_Records supplied_.
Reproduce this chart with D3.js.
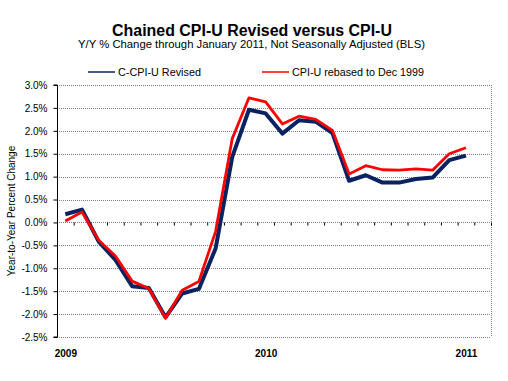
<!DOCTYPE html>
<html><head><meta charset="utf-8">
<script src="https://cdn.jsdelivr.net/npm/d3@7"></script>
<style>
html,body{margin:0;padding:0;background:#fff;}
svg{display:block;font-family:"Liberation Sans",Arial,sans-serif;}
</style></head>
<body>
<svg id="chart" width="508" height="381"></svg>
<script>
// ---- data ----
const categories = ["Jan 2009","Feb 2009","Mar 2009","Apr 2009","May 2009","Jun 2009","Jul 2009","Aug 2009","Sep 2009","Oct 2009","Nov 2009","Dec 2009",
  "Jan 2010","Feb 2010","Mar 2010","Apr 2010","May 2010","Jun 2010","Jul 2010","Aug 2010","Sep 2010","Oct 2010","Nov 2010","Dec 2010",
  "Jan 2011","Feb 2011"];
const chainedCPI = [0.18,0.28,-0.42,-0.82,-1.39,-1.43,-2.07,-1.55,-1.45,-0.57,1.43,2.46,
  2.38,1.94,2.23,2.20,1.95,0.91,1.03,0.87,0.87,0.95,0.98,1.36,1.46];
const cpiU = [0.03,0.23,-0.39,-0.73,-1.28,-1.44,-2.09,-1.48,-1.29,-0.20,1.83,2.72,
  2.63,2.15,2.32,2.25,2.01,1.06,1.24,1.15,1.14,1.17,1.14,1.50,1.63];
const yTicks = [3.0,2.5,2.0,1.5,1.0,0.5,0.0,-0.5,-1.0,-1.5,-2.0,-2.5];
const yearLabels = ["2009","2010","2011"];
const yearIndex = [0,12,24];
const seriesNames = ["C-CPI-U Revised","CPI-U rebased to Dec 1999"];
const seriesColors = ["#0B2260","#FF0000"];

// ---- layout ----
const L = 57, R = 491, T = 85, B = 337;
const svg = d3.select("#chart");
const x = d3.scaleLinear().domain([0, categories.length]).range([L, R]);
const y = d3.scaleLinear().domain([-2.5, 3.0]).range([B, T]);

function fitText(sel, target){
  const fs = parseFloat(sel.attr("font-size"));
  const len = sel.node().getComputedTextLength();
  sel.attr("font-size", fs * target / len);
}
const t1 = svg.append("text").attr("x", 252).attr("y", 35.5).attr("text-anchor","middle")
  .attr("font-size",15).attr("font-weight","bold").text("Chained CPI-U Revised versus CPI-U");
fitText(t1, 280);
const t2 = svg.append("text").attr("x", 251.5).attr("y", 48).attr("text-anchor","middle")
  .attr("font-size",10).text("Y/Y % Change through January 2011, Not Seasonally Adjusted (BLS)");
fitText(t2, 347);

// gridlines (dotted)
svg.append("g").selectAll("line").data(yTicks).join("line")
  .attr("x1", L).attr("x2", R)
  .attr("y1", d => Math.round(y(d)) + 0.5).attr("y2", d => Math.round(y(d)) + 0.5)
  .attr("stroke", "#7f7f7f").attr("stroke-dasharray","1,1");
svg.append("line").attr("x1", R+0.5).attr("x2", R+0.5).attr("y1", T).attr("y2", B)
  .attr("stroke","#7f7f7f").attr("stroke-dasharray","1,1");

// y axis
const yAxis = d3.axisLeft(y).tickValues(yTicks).tickSize(4).tickPadding(6)
  .tickFormat(d => d.toFixed(1) + "%");
const gy = svg.append("g").attr("transform", `translate(${L+0.5},0)`).call(yAxis);
gy.select(".domain").attr("stroke","#000").attr("d", `M-4,${T}H0V${B}H-4`);
gy.selectAll(".tick line").attr("stroke","#000");
gy.selectAll(".tick text").attr("font-size",10).attr("font-family","Liberation Sans, Arial, sans-serif").attr("fill","#000");

// category axis at zero with month ticks
const xAxis = d3.axisBottom(x).tickValues(d3.range(0, categories.length + 1)).tickSize(3).tickFormat("");
const gx = svg.append("g").attr("transform", `translate(0,${Math.round(y(0))+0.5})`).call(xAxis);
gx.select(".domain").remove();
gx.selectAll(".tick line").attr("stroke","#000");

// year labels at bottom
const xMid = i => x(i + 0.5);
const yearAxis = d3.axisBottom(x)
  .tickValues(yearIndex.map(i => i + 0.5)).tickSize(0).tickPadding(0)
  .tickFormat((d, i) => yearLabels[i]);
const gyr = svg.append("g").attr("transform", `translate(0,${B+13})`).call(yearAxis);
gyr.select(".domain").remove();
gyr.selectAll("text").attr("font-size",10).attr("font-weight","bold").attr("font-family","Liberation Sans, Arial, sans-serif").attr("fill","#000");

// y title
svg.append("text").attr("transform", `translate(14.5,${(T+B)/2}) rotate(-90)`)
  .attr("text-anchor","middle").attr("font-size",10).text("Year-to-Year Percent Change");

// lines
const line = d3.line().x((d, i) => xMid(i)).y(d => y(d));
svg.append("path").datum(chainedCPI).attr("d", line).attr("fill","none")
  .attr("stroke", seriesColors[0]).attr("stroke-width",4).attr("stroke-linejoin","round");
svg.append("path").datum(cpiU).attr("d", line).attr("fill","none")
  .attr("stroke", seriesColors[1]).attr("stroke-width",2.8).attr("stroke-linejoin","round");

// legend
const legX = [88, 262];
const legTextW = [83, 132];
const leg = svg.append("g").selectAll("g").data(seriesNames).join("g")
  .attr("transform", (d, i) => `translate(${legX[i]},72)`);
leg.append("line").attr("x1",0).attr("x2",27).attr("y1",0).attr("y2",0)
  .attr("stroke",(d,i)=>seriesColors[i]).attr("stroke-width",1.5);
leg.append("text").attr("x",30).attr("y",4).attr("font-size",11).text(d => d)
  .each(function(d, i){ fitText(d3.select(this), legTextW[i]); });
</script>
</body></html>
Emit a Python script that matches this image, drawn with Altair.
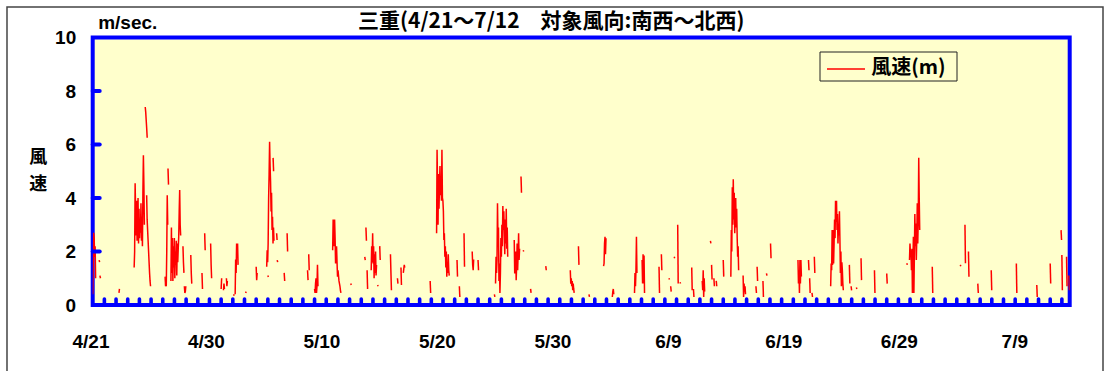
import altair as alt
import pandas as pd

# ---- data (x = days since 4/21, y = wind speed m/s, hourly steps) ----
seg_start = [0.0, 0.55, 0.62, 2.25, 3.55, 4.5, 4.62, 6.2, 6.3, 6.45, 6.7, 7.73, 7.85, 8.4, 9.36, 9.59,
             10.1, 11.0, 11.2, 11.45, 12.07, 12.2, 13.1, 14.0, 14.9, 15.45, 15.0, 15.75, 15.8, 16.4,
             16.65, 18.4, 18.5, 19.0, 20.55, 22.1, 23.3, 23.4, 23.5, 23.85, 24.4, 24.58, 25.5, 26.1,
             26.4, 26.6, 28.9, 29.45, 31.2, 31.4, 31.8, 32.5, 33.0, 34.4, 34.5, 36.1, 36.68, 36.87,
             37.5, 38.8, 40.9, 41.6, 42.5, 43.75, 44.5, 46.4, 47.05, 48.5, 48.7, 49.35, 49.5, 49.8,
             50.1, 50.3, 51.3, 51.45, 52.2, 52.9, 53.0, 53.2, 53.4, 54.0, 54.65, 55.7, 56.8, 56.9,
             57.4, 57.7, 58.05, 60.4, 61.3, 61.4, 61.6, 61.8, 63.2, 64.8, 64.95, 65.4, 65.8, 66.95,
             68.0, 69.72, 69.95, 71.9, 74.3, 74.7, 75.0, 75.8, 76.95, 79.1, 80.85, 82.0, 82.93, 83.0,
             83.4, 83.6]

seg_speed = [
    [0.4, 1.5, 2.7, 2.5, 1.8, 2.2, 1.0], [1.68, 1.6], [1.1, 1.0], [0.45, 0.6],
    [1.4, 2.0, 4.55, 3.5, 2.6, 3.9, 2.4, 3.2, 4.0, 2.3, 3.6, 2.5, 3.1, 2.7, 3.8, 2.4, 3.3, 2.2, 4.2, 5.6, 4.5, 3.0],
    [7.4, 7.2, 6.9, 6.6, 6.25], [4.1, 3.2, 2.8, 2.4, 2.0, 1.6, 1.2, 0.9, 0.7], [1.06, 0.7],
    [0.7, 2.0, 4.1, 3.0], [5.1, 4.5],
    [0.9, 2.9, 1.2, 2.5, 0.9, 2.2, 1.4, 2.5, 1.0, 2.0, 1.5, 2.4, 1.1, 2.3, 1.6, 2.1, 2.55, 3.5, 4.3, 3.0, 2.6],
    [2.2, 1.6, 1.2], [0.7, 0.45, 0.5, 0.7], [1.87, 1.2, 0.8], [1.2, 0.6], [2.68, 2.05],
    [2.3, 1.5, 1.0], [0.6, 1.0], [0.55, 0.8, 0.6], [1.0, 0.7, 0.9], [0.4, 0.35],
    [0.4, 1.7, 1.2, 2.3, 1.8, 2.3, 1.5], [0.45, 0.5], [1.43, 0.93, 1.2],
    [1.43, 2.05, 1.6, 2.3, 4.0, 4.9, 6.1, 5.2, 4.6, 3.5, 4.2, 2.8, 3.3, 2.3, 2.9, 2.4],
    [5.5, 5.0], [1.1, 1.05], [2.68, 2.43], [1.68, 1.6], [1.2, 0.9],
    [2.68, 2.0], [1.3, 0.93], [1.9, 1.3], [0.6, 0.45, 0.8, 1.0, 0.45, 0.7, 1.5, 0.7],
    [2.05, 3.2, 2.6, 2.2, 3.2, 2.5, 1.55, 2.0, 2.2, 1.6, 1.06, 1.3, 1.1, 0.9, 0.8, 0.7, 0.55, 0.45],
    [0.8, 0.75], [1.8, 1.68], [2.9, 2.4], [1.3, 0.6],
    [1.3, 2.2, 1.6, 2.68, 1.55, 2.2, 1.0, 1.9, 1.2, 2.0, 1.1, 1.5], [0.75, 0.7], [2.2, 1.68],
    [1.9, 1.2, 0.55], [1.0, 0.8], [1.4, 0.75], [1.2, 1.35, 1.5, 1.4], [0.9, 0.45],
    [2.68, 5.8, 4.4, 3.0, 4.9, 3.6, 4.5, 5.2, 4.1, 4.6, 3.9, 5.8, 4.0, 3.9, 3.5, 2.43, 2.68, 1.8, 2.2, 1.4,
     2.0, 1.06, 1.6, 1.2, 1.9, 1.3, 1.1],
    [1.68, 1.06], [0.7, 0.3], [2.68, 1.43], [2.0, 1.5, 1.3, 1.7], [1.68, 1.3], [0.4, 0.3],
    [0.8, 1.8, 1.2, 1.68, 3.8, 2.5, 2.9, 0.9, 1.55, 0.45, 1.2, 2.5, 1.8, 3.0, 2.2, 3.7, 2.8, 3.5, 2.6, 1.9,
     3.2, 2.3, 3.6, 2.1, 2.9, 1.8],
    [2.43, 1.18, 1.8, 2.0, 0.93, 1.5, 2.3, 1.3, 1.9, 2.68, 1.68, 2.1], [4.8, 4.2], [2.05, 2.0],
    [0.6, 0.45], [1.45, 1.3], [1.3, 0.8, 1.0, 0.7, 0.9, 0.55, 0.8, 0.6, 0.45], [2.2, 1.5], [0.4, 0.3],
    [1.45, 1.55, 2.3, 2.55, 1.9, 2.5], [0.3, 0.5, 0.6, 0.4], [0.45, 1.2, 0.7, 1.3, 2.55, 1.2],
    [1.68, 0.8, 1.9, 0.8, 1.85, 0.45], [1.43, 0.45], [1.9, 1.3], [1.0, 0.95], [0.7, 0.5], [1.8, 1.75],
    [3.0, 0.8], [0.85, 0.8], [1.4, 0.55], [0.6, 0.3], [0.9, 0.55, 1.3, 0.3, 1.0, 0.5], [2.4, 2.3],
    [1.5, 0.95], [1.0, 0.7], [0.9, 0.7], [1.68, 1.06],
    [1.06, 2.8, 2.0, 4.4, 3.0, 4.7, 3.2, 4.2, 2.68, 3.5, 4.0, 2.9, 3.6, 2.55, 1.8, 2.2, 1.3],
    [1.1, 0.3, 0.8, 0.5, 0.7, 0.4], [0.7, 0.45], [1.43, 0.9], [0.9, 0.3], [1.18, 1.1], [2.3, 1.75],
    [1.68, 0.8, 1.3, 0.45, 1.68, 0.8, 1.68, 1.06], [1.68, 1.3], [1.0, 0.45], [0.45, 0.3], [1.8, 1.2],
    [0.7, 1.55, 1.3, 2.8, 1.5, 2.8, 1.55, 2.3, 3.2, 2.5, 3.9, 3.1, 3.9, 2.8, 3.4, 2.3, 3.0, 2.6, 3.5, 2.43,
     1.2, 2.0, 0.7, 1.6, 1.3, 0.8, 0.55],
    [1.5, 0.8], [0.7, 0.55], [0.65, 0.6], [1.75, 0.93], [1.3, 0.45], [1.18, 0.8], [1.56, 1.5],
    [1.68, 2.3, 1.9, 2.05, 1.3, 2.1, 0.45, 1.5, 2.55, 0.45, 1.8, 3.4, 2.2, 3.05, 1.68, 2.5, 3.8, 2.3, 3.2,
     5.5, 4.0, 2.8],
    [1.43, 0.45], [1.5, 1.45], [3.0, 1.56], [2.0, 1.06], [0.8, 0.45], [1.3, 0.55], [1.55, 0.45],
    [0.75, 0.3], [1.55, 0.8], [2.8, 2.43], [1.87, 0.55], [1.8, 0.7], [1.1, 0.55],
]

series_name = "風速(m)"
title_text = "三重(4/21～7/12　対象風向:南西～北西)"
unit_text = "m/sec."
date_labels = ["4/21", "4/30", "5/10", "5/20", "5/30", "6/9", "6/19", "6/29", "7/9"]
date_label_days = [-0.15, 9.74, 19.63, 29.52, 39.41, 49.3, 59.19, 69.08, 78.97]
y_tick_values = [0, 2, 4, 6, 8, 10]
y_inner_ticks = [2, 4, 6, 8]
day_ticks = list(range(1, 84))
x_max = 83.67

rows = []
for i, (s, vals) in enumerate(zip(seg_start, seg_speed)):
    for j, v in enumerate(vals):
        rows.append({"seg": i, "day": s + j / 24.0, "speed": v})
df = pd.DataFrame(rows)

W, H = 977, 267.5
BLUE = "#0000FF"
RED = "#FF0000"
LATIN = "Liberation Sans"
CJK = "Noto Sans CJK JP"

xscale = alt.Scale(domain=[0, x_max], nice=False, zero=False)
yscale = alt.Scale(domain=[0, 10], nice=False)

line = alt.Chart(df).mark_line(strokeWidth=1.5, clip=True, color=RED).encode(
    x=alt.X("day:Q", scale=xscale, axis=None),
    y=alt.Y("speed:Q", scale=yscale,
            axis=alt.Axis(values=y_tick_values, domain=False, ticks=False, grid=False,
                          labelPadding=17, labelFont=LATIN, labelFontSize=19,
                          labelFontWeight="bold", labelColor="#000",
                          title=["風", "速"], titleAngle=0, titleFont=CJK, titleFontSize=18,
                          titleFontWeight="bold", titleColor="#000", titleLineHeight=27,
                          titleAlign="center", titleBaseline="middle", titleX=-55, titleY=120)),
    detail="seg:N",
)

xlab_df = pd.DataFrame({"d": date_label_days, "t": date_labels})
xlabels = alt.Chart(xlab_df).mark_text(font=LATIN, fontSize=19, fontWeight="bold", align="center",
                                       baseline="middle", color="#000").encode(
    x=alt.X("d:Q", scale=xscale, axis=None), y=alt.value(H + 37), text="t:N")

ytick_df = pd.DataFrame({"v": y_inner_ticks})
yticks = alt.Chart(ytick_df).mark_rule(color=BLUE, strokeWidth=4, strokeCap="round").encode(
    y=alt.Y("v:Q", scale=yscale), x=alt.value(0), x2=alt.value(7))

xtick_df = pd.DataFrame({"d": day_ticks})
xticks = alt.Chart(xtick_df).mark_rule(color=BLUE, strokeWidth=3.6, strokeCap="round").encode(
    x=alt.X("d:Q", scale=xscale, axis=None), y=alt.value(H), y2=alt.value(H - 6))

unit_df = pd.DataFrame({"t": [unit_text]})
unit = alt.Chart(unit_df).mark_text(font=LATIN, fontSize=19, fontWeight="bold", align="left",
                                    baseline="middle", color="#000").encode(
    text="t:N", x=alt.value(5.5), y=alt.value(-15))

title_df = pd.DataFrame({"t": [title_text]})
title = alt.Chart(title_df).mark_text(font=CJK, fontSize=21, fontWeight="bold", align="center",
                                      baseline="middle", color="#000").encode(
    text="t:N", x=alt.value(458.5), y=alt.value(-15.5))

# legend box drawn as marks
leg_df = pd.DataFrame({"t": [series_name]})
leg_box = alt.Chart(leg_df).mark_rect(fill="#FFFFCC", stroke="#222", strokeWidth=1).encode(
    x=alt.value(727.3), x2=alt.value(864.3), y=alt.value(14.5), y2=alt.value(43.5))
leg_line = alt.Chart(leg_df).mark_rule(color=RED, strokeWidth=1.5).encode(
    x=alt.value(734.3), x2=alt.value(772.3), y=alt.value(31.5))
leg_text = alt.Chart(leg_df).mark_text(font=CJK, fontSize=20, fontWeight="bold", align="left",
                                       baseline="middle", color="#000").encode(
    text="t:N", x=alt.value(778.5), y=alt.value(30.5))

frame_df = pd.DataFrame({"f": [1]})
frame = alt.Chart(frame_df).mark_rect(fillOpacity=0, stroke="#444", strokeWidth=1.5).encode(
    x=alt.value(-85.7), x2=alt.value(1010.3), y=alt.value(-30.5), y2=alt.value(420))

chart = alt.layer(frame, line, yticks, xticks, xlabels, unit, title,
                  leg_box, leg_line, leg_text).properties(
    width=W, height=H,
    autosize=alt.AutoSizeParams(type="none"),
    padding={"left": 92.7, "top": 37.5, "right": 37.3, "bottom": 66},
    background="white",
).configure_view(fill="#FFFFCC", stroke=BLUE, strokeWidth=4)

chart.save("out.html", embed_options={"renderer": "svg", "actions": False})
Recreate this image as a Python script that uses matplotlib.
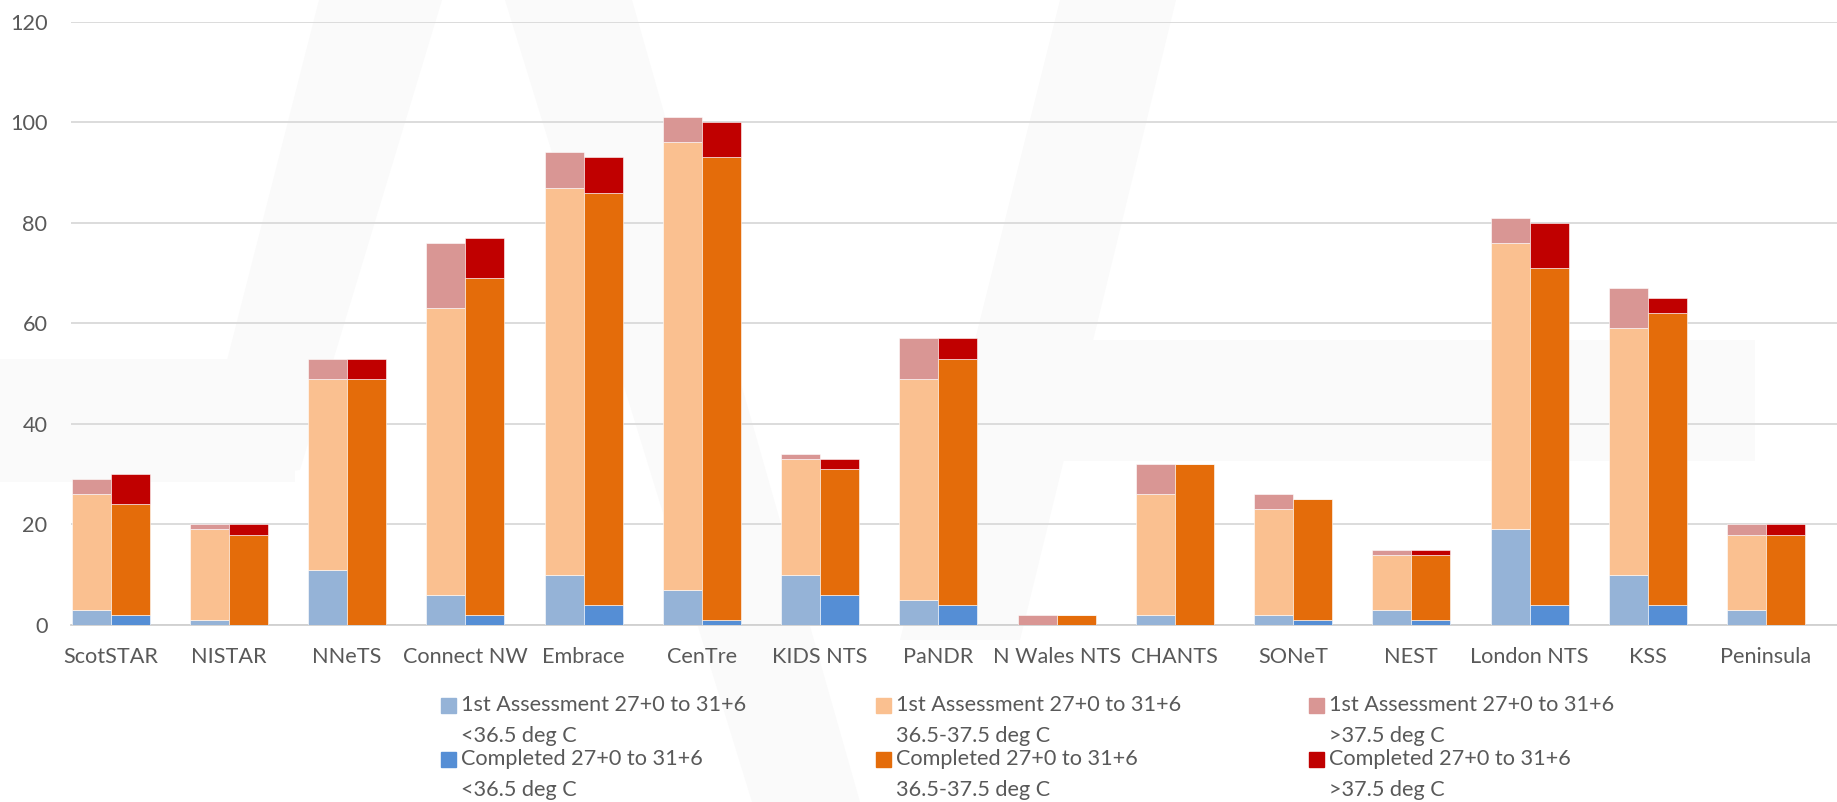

_Stated exercise_.
Copy out all lines from the material above that contain the string "with".

_Response to the exercise_.
Reproduce this chart with D3.js.
// category axis at zero with month ticks
Emit a Python script that matches this image, drawn with Altair.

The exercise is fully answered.